Our first experience with grilled artichokes was right after we moved to California. Our friends in Sonoma broke out the grill and made a huge platter of grilled artichokes with homemade aioli. You fill the cup, formed by cleaning the fuzzy choke before grilling, to hold the aioli for dipping. It was so much fun sitting on the patio in the sun picking the charred leaves from the grilled artichokes and dipping the leaves into creamy lemon aioli. The best part – after you’ve finished all the leaves, the tender artichoke heart is already coated in aioli.

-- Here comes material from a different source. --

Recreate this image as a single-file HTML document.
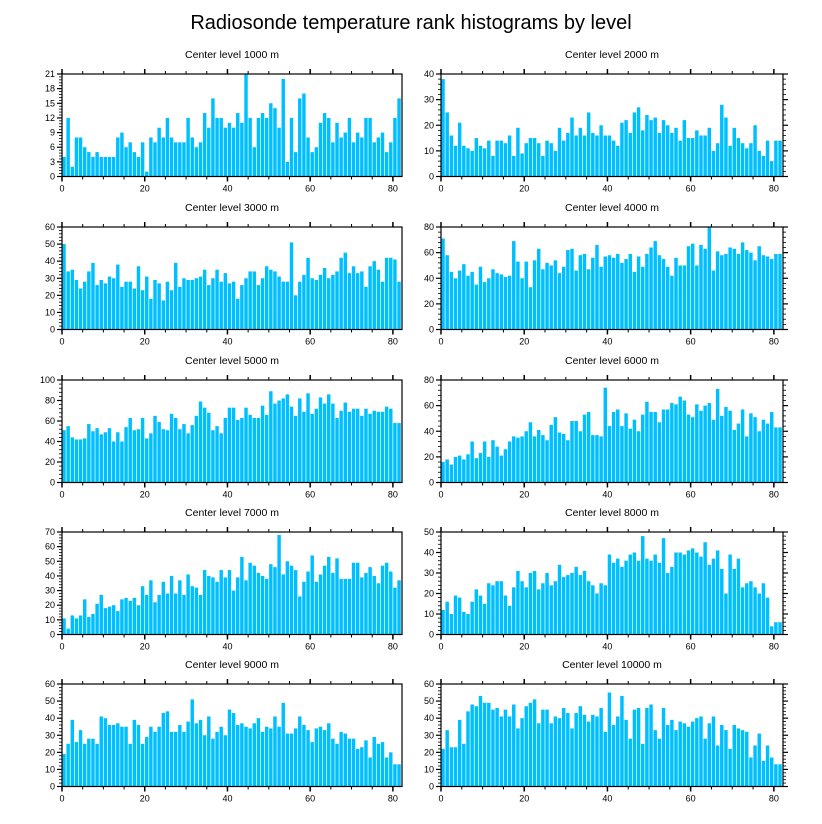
<!DOCTYPE html>
<html><head><meta charset="utf-8"><style>
html,body{margin:0;padding:0;background:#fff;}
svg{display:block;font-family:"Liberation Sans",sans-serif;}
</style></head><body>
<svg id="chart" width="822" height="824" viewBox="0 0 822 824">
<text x="411" y="29" text-anchor="middle" font-size="20" fill="#000">Radiosonde temperature rank histograms by level</text>
</svg>
<script>
const titles = ["Center level 1000 m","Center level 2000 m","Center level 3000 m","Center level 4000 m","Center level 5000 m","Center level 6000 m","Center level 7000 m","Center level 8000 m","Center level 9000 m","Center level 10000 m"];
const yMax = [21,40,60,80,100,80,70,50,60,60];
const yStep = [3,10,10,20,20,20,10,10,10,10];
const xTicks = [0,20,40,60,80];
const level1000 = [4,12,2,8,8,6,5,4,5,4,4,4,4,8,9,6,7,5,4,7,1,8,7,10,8,12,8,7,7,7,12,8,6,7,13,10,16,12,12,10,11,10,13,11,21,12,6,12,13,12,15,14,10,20,3,12,5,16,17,8,5,6,11,13,12,7,11,8,9,12,7,9,8,12,12,7,8,9,5,7,12,16];
const level2000 = [38,25,16,12,21,12,11,10,15,12,11,14,8,14,14,13,16,8,19,9,13,15,15,13,8,14,13,10,19,14,17,23,16,19,16,25,17,16,20,16,16,14,12,21,22,17,25,27,18,24,22,23,17,22,20,17,19,14,22,15,15,18,16,16,19,10,13,28,23,12,19,15,13,11,13,20,10,8,14,6,14,14];
const level3000 = [50,34,35,29,24,28,34,39,26,29,27,31,30,38,25,28,28,24,37,23,31,18,29,27,17,28,23,39,25,30,29,29,30,31,35,26,30,35,28,33,27,28,18,26,30,34,34,26,30,37,35,34,31,28,28,51,20,28,32,42,30,29,32,36,30,32,34,42,45,33,37,33,34,25,37,40,35,28,42,42,41,28];
const level4000 = [71,58,45,40,46,51,42,45,35,49,37,40,47,44,43,41,42,69,53,40,53,33,54,63,47,52,50,54,44,49,62,63,46,58,59,47,56,66,49,57,58,56,59,52,55,59,45,57,49,59,64,69,58,55,49,42,56,50,50,65,67,50,66,63,80,46,61,58,59,64,63,59,68,62,60,54,65,58,57,55,59,59];
const level5000 = [51,55,44,42,42,43,57,50,53,47,49,53,40,49,40,54,63,51,52,63,43,48,65,59,52,51,67,63,52,57,48,56,65,79,73,68,51,55,48,63,73,73,61,63,73,66,63,63,75,66,89,77,80,82,86,74,65,82,69,87,67,72,83,77,86,77,63,70,78,69,72,72,65,72,67,70,69,69,74,72,58,58];
const level6000 = [16,18,14,20,21,18,22,32,19,23,32,20,33,28,21,26,32,36,35,36,40,47,36,41,37,33,45,51,39,38,33,48,48,40,53,55,37,37,36,74,44,55,57,44,54,42,49,40,53,63,55,55,47,57,57,62,61,67,64,53,51,61,56,60,62,49,73,52,59,56,41,46,57,36,54,51,40,49,46,55,43,43];
const level7000 = [11,4,13,11,13,24,12,14,21,27,18,19,20,16,24,25,23,25,20,33,27,37,22,27,36,28,40,28,37,27,41,33,32,27,44,40,39,36,44,39,44,30,39,53,37,49,47,42,40,38,48,46,68,41,50,47,44,26,36,43,54,36,41,47,53,42,52,38,38,38,49,49,39,42,46,40,35,47,49,43,32,37];
const level8000 = [12,16,10,19,18,11,10,16,22,19,15,25,24,26,26,19,14,23,31,26,23,30,31,22,25,30,24,26,34,28,29,30,33,29,31,26,24,20,25,24,39,35,37,33,36,39,40,36,48,37,36,39,35,47,30,33,40,40,39,41,42,40,38,45,34,37,41,32,20,39,32,37,23,25,26,23,20,25,18,4,6,6];
const level9000 = [19,25,39,26,33,25,28,28,25,41,40,36,36,37,35,35,25,39,36,25,29,35,32,35,43,44,32,32,36,32,38,51,37,39,30,41,28,32,35,30,45,43,36,37,35,34,37,40,32,35,34,41,35,49,31,31,34,41,36,33,26,34,35,33,37,28,25,32,31,28,28,22,23,27,17,29,25,26,17,20,13,13];
const level10000 = [22,33,23,23,39,25,44,48,47,53,49,49,45,46,41,45,41,48,34,40,47,49,51,37,45,45,37,41,40,46,43,34,43,47,42,38,42,41,46,32,55,36,41,53,39,28,45,46,25,46,48,33,28,46,36,39,33,38,37,35,38,40,41,28,37,41,24,36,33,22,36,34,33,32,17,24,31,15,24,17,13,13];
const series = [level1000,level2000,level3000,level4000,level5000,level6000,level7000,level8000,level9000,level10000];

const NS = "http://www.w3.org/2000/svg";
const svg = document.getElementById("chart");
function mk(tag, attrs, parent){
  const e = document.createElementNS(NS, tag);
  for (const k in attrs) e.setAttribute(k, attrs[k]);
  (parent||svg).appendChild(e);
  return e;
}
const tops = [74,227,380,532,684];
const H = 102.5;
const XMAX = 82.2;
for (let p = 0; p < 10; p++) {
  const col = p % 2, row = Math.floor(p / 2);
  const x0 = col ? 441 : 62, x1 = col ? 783 : 402;
  const y0 = tops[row], y1 = y0 + H;
  const xs = v => x0 + (v / XMAX) * (x1 - x0);
  const ys = v => y1 - (v / yMax[p]) * H;
  const g = mk("g", {});
  
  
  const t = mk("text", {x: (x0 + x1) / 2, y: y0 - 16, "text-anchor": "middle", "font-size": "10.5", fill: "#000"}, g);
  t.textContent = titles[p];
  
  
  const data = series[p];
  for (let i = 0; i < data.length; i++) {
    const bx = xs(i) + 0.3, bw = xs(i + 1) - xs(i) - 0.7;
    const r = mk("rect", {x: bx, y: ys(data[i]), width: bw, height: y1 - ys(data[i]), fill: "#00bfff"}, g);
    
    
  }
  const frame = mk("rect", {x: x0, y: y0, width: x1 - x0, height: H, fill: "none", stroke: "#000", "stroke-width": "1.2"}, g);
  
  
  // x ticks
  for (let v = 0; v <= 80; v += 5) {
    const major = v % 20 === 0;
    const L = major ? 5 : 3;
    mk("line", {x1: xs(v), x2: xs(v), y1: y1, y2: y1 + L, stroke: "#000", "stroke-width": major ? 1.5 : 1}, g);
    mk("line", {x1: xs(v), x2: xs(v), y1: y0, y2: y0 - L, stroke: "#000", "stroke-width": major ? 1.5 : 1}, g);
  }
  for (const v of xTicks) {
    const tl = mk("text", {x: xs(v), y: y1 + 15, "text-anchor": "middle", "font-size": "9", fill: "#000"}, g);
    tl.textContent = v;
    
    
  }
  // y ticks
  const minor = yStep[p] / 5;
  for (let k = 0; k * minor <= yMax[p] + 1e-9; k++) {
    const v = k * minor;
    const major = k % 5 === 0;
    const L = major ? 5 : 3;
    mk("line", {x1: x0, x2: x0 - L, y1: ys(v), y2: ys(v), stroke: "#000", "stroke-width": major ? 1.2 : 0.8}, g);
    if (col) mk("line", {x1: x1, x2: x1 + L, y1: ys(v), y2: ys(v), stroke: "#000", "stroke-width": major ? 1.2 : 0.8}, g);
  }
  for (let v = 0; v <= yMax[p] + 1e-9; v += yStep[p]) {
    const tl = mk("text", {x: x0 - 7, y: ys(v) + 3, "text-anchor": "end", "font-size": "9", fill: "#000"}, g);
    tl.textContent = v;
    
    
  }
}
</script>
</body></html>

The cooking time varies depending on the size of the artichoke. The key is to check to see if the choke is fully cooked. You can use a small knife and see if it goes into the base easily. You don’t want to over cook them because the leaves will begin to fall off when you handle the artichoke. We have found typically for large globe artichokes chokes that about 20-25 minutes of boiling works well. For smaller artichokes, start checking at around 10 minutes.
For a dipping sauce, we suggest using mayonnaise or aioli. Our friends, the Denton’s who own Ox in Portland, suggest dipping them in espelette mayo from their book Around the Fire. Use homemade mayonnaise or Duke’s brand along with some lemon juice, garlic powder, and espelette pepper.
Easy California Grilled Artichokes
- 2 garlic cloves, peeled
- olive oil
- Add artichokes, garlic, and enough water to cover them to a large pot. Bring the water to a boil and cook until the choke is just tender. For large artichokes, about 20-25 minutes. You can place a heat-proof plate on top of the artichokes to keep them submerged. As this traps heat, we would suggest reducing the cooking time by 5-10 minutes. See note on cooking time above.
- Lift each artichoke from the water upside down to allow water to drain off back into the pot and allow it to cool so you can handle them.
- Cut each artichoke in half vertically, such that the stem and artichoke are both cut in half.
- Scoop out the fuzzy choke and the very small center spiky leaves with a spoon. If the artichoke is cooked enough, this should be very easy to remove. Cover until you’re ready to grill.
- When you are ready to grill, drizzle the artichokes generously with olive oil, salt, and pepper. Place each artichoke cut-side down on the grill and cook for about 2-3 minutes. Flip and cook for a remaining 2-3 minutes or until you have some grill marks.
- Serve with aioli or homemade mayonnaise for dipping.